Will there be two OPEC presidents now?
With Venezuela boasting two proclaimed heads of state, it’s worth remembering that the nation with the world’s largest oil reserves also currently holds the rotating role of president of the Organization of Petroleum Exporting Countries.
Several governments — including the U.S. and Brazil — on Wednesday recognized National Assembly leader Juan Guaido as the acting president of Venezuela. Even more awkward, fellow OPEC member Ecuador has come out in favor of Guaido over Nicolas Maduro.
But will the opposition leader send his own minister to OPEC? The president of the group has many ceremonial powers, including opening each meeting with a speech and taking part in the post-meeting press briefing. The president also controls the meeting agenda in concert with the OPEC secretary-general, and can call an emergency meeting (with coordination from other members).
Eager to highlight the powers of the position, Venezuela had asked to hold one of the organization’s regular ministerial meetings — either in June or December — in Caracas instead of the group’s Vienna headquarters.

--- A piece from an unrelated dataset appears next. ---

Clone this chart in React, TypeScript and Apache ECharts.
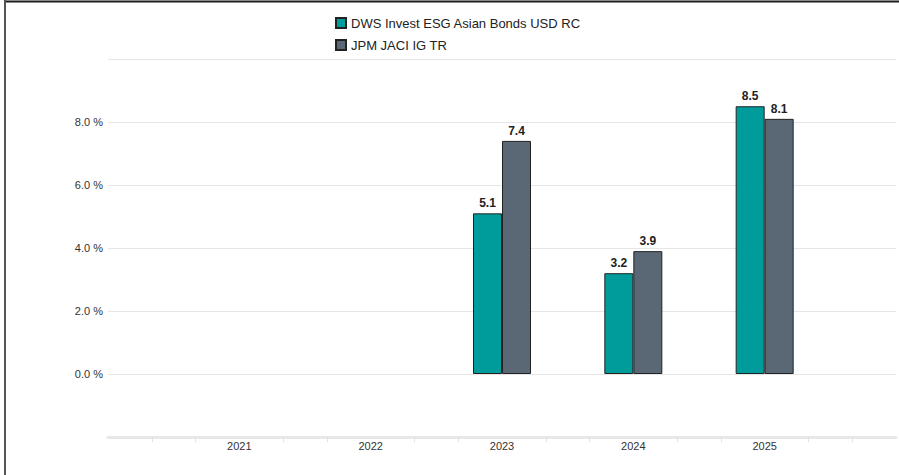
import React, { useEffect, useRef } from "react";
import * as echarts from "echarts";

const years = [2021, 2022, 2023, 2024, 2025];
const fundName = "DWS Invest ESG Asian Bonds USD RC";
const benchName = "JPM JACI IG TR";
const fundValues: (number | null)[] = [null, null, 5.1, 3.2, 8.5];
const benchValues: (number | null)[] = [null, null, 7.4, 3.9, 8.1];
const yLabelValues = [0, 2, 4, 6, 8];

const FONT = "'Liberation Sans', Arial, Helvetica, sans-serif";

export default function App() {
  const ref = useRef<HTMLDivElement>(null);
  useEffect(() => {
    if (!ref.current) return;
    const chart = echarts.init(ref.current, undefined, { renderer: "svg" });
    const toData = (vals: (number | null)[]) =>
      years
        .map((y, i) => (vals[i] == null ? null : [y, vals[i]]))
        .filter((d) => d !== null) as number[][];
    const labelCfg = {
      show: true,
      position: "top",
      distance: 4,
      fontSize: 12,
      fontWeight: "bold",
      color: "#222",
      fontFamily: FONT,
      formatter: (p: any) => Number(p.value[1]).toFixed(1),
    };
    chart.setOption({
      animation: false,
      textStyle: { fontFamily: FONT },
      legend: {
        orient: "vertical",
        left: 335,
        top: 16,
        padding: 0,
        itemWidth: 10,
        itemHeight: 10,
        itemGap: 8,
        icon: "rect",
        textStyle: { fontSize: 13, color: "#222", fontFamily: FONT, lineHeight: 14 },
        data: [fundName, benchName],
      },
      grid: { left: 108, right: 2, top: 59, bottom: 38, containLabel: false },
      xAxis: {
        type: "value",
        min: 2020,
        max: 2026,
        interval: 1,
        axisLine: { show: true, onZero: false, lineStyle: { color: "#e8e8e8", width: 3 } },
        axisTick: { show: false },
        minorTick: { show: true, splitNumber: 3, length: 5, lineStyle: { color: "#e2e2e2", width: 1 } },
        splitLine: { show: false },
        axisLabel: {
          color: "#333",
          fontSize: 11,
          margin: 3,
          fontFamily: FONT,
          formatter: (v: number) => (years.includes(v) ? String(v) : ""),
        },
      },
      yAxis: {
        type: "value",
        min: -2,
        max: 10,
        interval: 2,
        axisLine: { show: false },
        axisTick: { show: false },
        splitLine: { show: true, lineStyle: { color: "#e6e6e6", width: 1 } },
        axisLabel: {
          color: "#333",
          fontSize: 11,
          margin: 5,
          fontFamily: FONT,
          formatter: (v: number) => (yLabelValues.includes(v) ? v.toFixed(1) + " %" : ""),
        },
      },
      series: [
        {
          name: fundName,
          type: "bar",
          data: toData(fundValues),
          barWidth: 29,
          barGap: "0%",
          itemStyle: { color: "#009c9c", borderColor: "#222", borderWidth: 1 },
          label: labelCfg,
        },
        {
          name: benchName,
          type: "bar",
          data: toData(benchValues),
          barWidth: 29,
          barGap: "0%",
          itemStyle: { color: "#5a6875", borderColor: "#222", borderWidth: 1 },
          label: labelCfg,
        },
      ],
      graphic: [
        { type: "line", shape: { x1: 4, y1: 1.5, x2: 899, y2: 1.5 }, style: { stroke: "#1a1a1a", lineWidth: 2 }, silent: true },
        { type: "line", shape: { x1: 5, y1: 0, x2: 5, y2: 475 }, style: { stroke: "#555", lineWidth: 2 }, silent: true },
      ],
    });
    return () => chart.dispose();
  }, []);
  return (
    <div
      ref={ref}
      style={{ position: "absolute", left: 0, top: 0, width: 899, height: 475, background: "#fff" }}
    />
  );
}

There is some precedence if Guaido decides to appoint his own minister. During the recent civil war in Libya, two factions tried to attend an OPEC meeting, but the organization only allowed a representative from the government that was recognized by most of OPEC’s members and the United Nations. The UN so far hasn’t taken sides in the Venezuelan imbroglio.
The next scheduled ministerial meeting will be in Vienna on April 17 and 18, preceded by a gathering of the monitoring committee — which reviews the implementation of supply cuts — in Azerbaijan on March 17 and 18. Those dates were announced last week, helped in part by consultation with Venezuela’s official OPEC representative, Oil Minister Manuel Quevedo.
33Despite the ceremonial role held by Venezuela, its power within the cartel has collapse over the last two decades as its production declined. Today Caracas pumps just above 1 million barrels a day, compared with more than 3 million barrels a day in the late 1990s. Back then, Caracas and Riyadh were the two major power brokers within OPEC, often holding secret meetings to decide production.
Quevedo, who has made a habit of going into OPEC meetings hand-in-hand with his wife, has been running both the oil ministry and Petroleos de Venezuela SA since November 2017. The major general previously served as the housing minister for Maduro.
Then again, being the minister of the nation with the world’s largest oil reserves isn’t always the best job. Both of Quevedo’s predecessors have been arrested, and former Minister Nelson Martinez died last month while in state custody, gathered up in a crackdown on alleged corruption at the state-owned oil company.